I don’t know how much QED you’ve read, so hopefully this isn’t too basic for you but at the same time is at least partially comprehensible to those without such a background.
Here’s a lovely little article on the blueshiftng on the cosmic microwave background by “dark energy”:
Repulsive Astronomy: Strengthening the case for dark energy
I’ve already started writing up the patent on the obviously implied perpetual motion machine. It’s a good thing the USPTO doesn’t still ask for working models, the real thing will be ~100 million light years across 
You say this in jest, but it’s actually a rather interesting point. This is not an illusory gain in energy, but a real one. The energy given to the photons traversing concentrations of matter by the dark energy-driven acceleration of universal expansion is only an infinitesimal fraction of the energy given to the matter itself.

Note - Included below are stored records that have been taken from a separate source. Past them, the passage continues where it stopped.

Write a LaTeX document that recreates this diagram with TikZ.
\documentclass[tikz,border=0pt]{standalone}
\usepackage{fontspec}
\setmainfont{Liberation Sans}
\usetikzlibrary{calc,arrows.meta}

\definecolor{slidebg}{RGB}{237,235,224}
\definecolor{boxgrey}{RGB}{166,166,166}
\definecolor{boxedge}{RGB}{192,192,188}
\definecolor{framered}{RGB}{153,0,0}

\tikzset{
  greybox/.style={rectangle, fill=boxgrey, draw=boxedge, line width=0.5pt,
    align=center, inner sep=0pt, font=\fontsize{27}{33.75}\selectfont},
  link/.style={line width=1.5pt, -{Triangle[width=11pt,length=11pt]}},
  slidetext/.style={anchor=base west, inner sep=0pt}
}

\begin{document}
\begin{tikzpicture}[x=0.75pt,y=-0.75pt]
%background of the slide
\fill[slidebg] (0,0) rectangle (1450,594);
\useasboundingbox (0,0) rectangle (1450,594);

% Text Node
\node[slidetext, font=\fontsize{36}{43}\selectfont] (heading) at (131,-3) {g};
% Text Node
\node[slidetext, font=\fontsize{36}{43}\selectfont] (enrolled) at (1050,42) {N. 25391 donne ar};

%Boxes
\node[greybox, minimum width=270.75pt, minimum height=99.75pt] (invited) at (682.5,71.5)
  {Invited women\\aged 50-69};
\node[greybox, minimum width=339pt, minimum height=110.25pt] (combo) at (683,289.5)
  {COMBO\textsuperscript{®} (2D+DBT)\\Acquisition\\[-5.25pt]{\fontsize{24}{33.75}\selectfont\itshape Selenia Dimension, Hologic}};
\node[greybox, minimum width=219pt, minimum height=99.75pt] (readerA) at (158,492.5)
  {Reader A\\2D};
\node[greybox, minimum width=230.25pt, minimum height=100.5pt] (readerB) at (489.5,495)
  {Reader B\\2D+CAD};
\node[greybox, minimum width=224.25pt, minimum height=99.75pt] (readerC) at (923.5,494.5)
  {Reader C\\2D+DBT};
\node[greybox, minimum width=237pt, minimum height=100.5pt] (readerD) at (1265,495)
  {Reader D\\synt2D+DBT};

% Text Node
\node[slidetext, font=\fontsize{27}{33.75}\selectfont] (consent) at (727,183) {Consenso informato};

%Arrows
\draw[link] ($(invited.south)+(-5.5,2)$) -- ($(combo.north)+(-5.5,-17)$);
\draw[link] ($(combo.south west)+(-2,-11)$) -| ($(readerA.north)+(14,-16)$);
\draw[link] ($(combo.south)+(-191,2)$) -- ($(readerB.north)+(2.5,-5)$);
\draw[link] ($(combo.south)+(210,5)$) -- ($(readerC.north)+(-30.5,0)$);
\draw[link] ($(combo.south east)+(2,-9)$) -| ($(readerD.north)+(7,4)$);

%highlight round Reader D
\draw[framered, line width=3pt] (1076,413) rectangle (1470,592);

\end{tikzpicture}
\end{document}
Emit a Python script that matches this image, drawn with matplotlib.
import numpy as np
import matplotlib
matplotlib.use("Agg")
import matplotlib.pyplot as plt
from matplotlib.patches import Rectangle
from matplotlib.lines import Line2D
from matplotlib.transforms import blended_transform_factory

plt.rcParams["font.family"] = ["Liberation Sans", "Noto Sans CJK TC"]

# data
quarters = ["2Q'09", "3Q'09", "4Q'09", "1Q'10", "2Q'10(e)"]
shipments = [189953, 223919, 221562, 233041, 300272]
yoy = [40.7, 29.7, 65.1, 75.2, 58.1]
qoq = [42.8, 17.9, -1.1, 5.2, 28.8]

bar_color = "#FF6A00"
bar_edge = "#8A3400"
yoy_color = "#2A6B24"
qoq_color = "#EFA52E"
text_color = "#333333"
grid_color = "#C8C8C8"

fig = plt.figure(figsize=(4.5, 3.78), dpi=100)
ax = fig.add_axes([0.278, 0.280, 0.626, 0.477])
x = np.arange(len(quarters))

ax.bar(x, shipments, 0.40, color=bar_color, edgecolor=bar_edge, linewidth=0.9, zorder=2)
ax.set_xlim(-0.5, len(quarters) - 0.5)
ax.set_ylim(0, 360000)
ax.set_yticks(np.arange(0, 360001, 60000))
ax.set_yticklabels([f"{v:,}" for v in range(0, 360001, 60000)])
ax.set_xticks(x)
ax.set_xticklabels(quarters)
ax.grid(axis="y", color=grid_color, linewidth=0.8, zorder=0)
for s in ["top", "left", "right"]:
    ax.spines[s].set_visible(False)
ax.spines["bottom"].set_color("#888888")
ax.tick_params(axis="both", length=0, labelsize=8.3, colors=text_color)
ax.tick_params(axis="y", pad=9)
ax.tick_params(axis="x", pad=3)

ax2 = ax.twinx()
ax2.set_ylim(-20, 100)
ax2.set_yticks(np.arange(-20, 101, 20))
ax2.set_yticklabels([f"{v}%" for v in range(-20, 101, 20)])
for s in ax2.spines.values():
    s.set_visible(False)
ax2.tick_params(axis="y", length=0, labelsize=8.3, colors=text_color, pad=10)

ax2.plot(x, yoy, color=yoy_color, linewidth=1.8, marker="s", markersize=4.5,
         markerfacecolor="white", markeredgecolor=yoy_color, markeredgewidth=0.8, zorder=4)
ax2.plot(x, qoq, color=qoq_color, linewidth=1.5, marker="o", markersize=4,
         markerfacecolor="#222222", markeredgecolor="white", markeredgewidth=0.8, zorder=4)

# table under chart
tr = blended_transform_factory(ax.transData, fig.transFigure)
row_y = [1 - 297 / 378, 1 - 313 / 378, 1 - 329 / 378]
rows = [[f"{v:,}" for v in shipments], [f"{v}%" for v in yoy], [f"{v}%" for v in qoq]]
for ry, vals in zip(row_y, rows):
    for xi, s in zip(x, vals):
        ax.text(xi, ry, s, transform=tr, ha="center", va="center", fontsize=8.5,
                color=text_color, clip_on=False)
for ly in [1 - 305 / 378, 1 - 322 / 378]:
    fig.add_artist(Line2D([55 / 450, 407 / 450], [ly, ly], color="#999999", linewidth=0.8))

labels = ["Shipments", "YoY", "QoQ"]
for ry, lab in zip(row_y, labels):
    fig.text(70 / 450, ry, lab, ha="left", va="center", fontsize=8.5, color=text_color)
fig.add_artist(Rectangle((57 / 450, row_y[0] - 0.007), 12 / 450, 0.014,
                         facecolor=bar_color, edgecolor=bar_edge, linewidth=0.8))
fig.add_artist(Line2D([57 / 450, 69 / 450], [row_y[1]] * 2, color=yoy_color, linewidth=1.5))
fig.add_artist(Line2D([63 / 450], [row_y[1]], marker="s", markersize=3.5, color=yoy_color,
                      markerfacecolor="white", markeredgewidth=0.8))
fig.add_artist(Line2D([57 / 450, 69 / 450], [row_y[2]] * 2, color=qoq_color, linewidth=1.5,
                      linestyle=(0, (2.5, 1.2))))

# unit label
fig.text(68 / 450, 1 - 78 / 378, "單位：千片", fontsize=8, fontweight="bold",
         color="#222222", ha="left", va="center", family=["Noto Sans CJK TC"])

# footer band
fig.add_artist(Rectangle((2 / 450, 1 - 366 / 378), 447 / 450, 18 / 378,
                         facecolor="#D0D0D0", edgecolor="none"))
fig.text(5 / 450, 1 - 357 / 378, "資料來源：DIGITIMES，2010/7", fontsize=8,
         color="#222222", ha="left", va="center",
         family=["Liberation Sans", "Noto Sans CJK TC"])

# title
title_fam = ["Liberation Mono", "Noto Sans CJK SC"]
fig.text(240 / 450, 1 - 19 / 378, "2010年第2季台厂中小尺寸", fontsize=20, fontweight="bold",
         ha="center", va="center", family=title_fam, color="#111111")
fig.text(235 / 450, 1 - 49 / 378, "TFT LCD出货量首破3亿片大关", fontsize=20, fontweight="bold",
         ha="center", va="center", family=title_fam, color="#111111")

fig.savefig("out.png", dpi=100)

The ultimate source of this energy, in current theory, is the continuing collapse of whatever field or fields drive inflation. Most of this energy was released very early in the history of the universe; it is in fact what powered the Big Bang. Modern observations of dark energy could be explained if some utterly miniscule fraction of this energy remains unspent, and is slowly leaking out into the universe of matter through expansion driven by its internal pressure. Small as it is in comparison to the primeval fireball, this energy would be quite vast on modern cosmological scales. Moreover, I see no reason it could not in principle be tapped through mechanical means.
Engineering difficulties present themselves; to produce useful quantities of power a device might need to be millions of light-years across, as you suggest. Nonetheless, this is a potential power source that would remain long after all the stars have burnt themselves to cinders. It might be of interest to our distant descendants.
Thanks JS Princeton et al.
Here I thought the photon was the easier-to-understand twin of the wave-particle duality. Maybe it is, but whoaaa, we’re a long way from itty-bitty billiard balls, eh?
So photons DO have a diameter, and are not just points? OK then, what’s the diameter?
I knew LIGHT could be polarized. I own a pair of sunglasses. So you’re saying that one individual photon can be polarized? (Hmmm, I now recall that those “Bell” experiments had to do with polarized photon pairs…but that’s not a single photon, in a sense.)
The words “very rare photon-photon interaction” come either from the pre-senile Arthur C. Clark or the pre-dead Isaac Asimov.
I gather, then, that bending light in a prism has to do with “biasing” the directions of successive re-emissions.
And now there’s this thing about photons gaining and losing energy. But energy equates to mass. Photons, however, have no rest mass, so it seems like gaining energy would by like multiplying a zero by something…
Well, obviously I’ve got to study photons with a bit more seriousness of purpose. At least I know now that these things are a little tricky.
The polarization of a photon is equivalent to the direction of it’s spin anglar momentum.
photons do have energy which they can gain or lose they just don’t have any rest mass.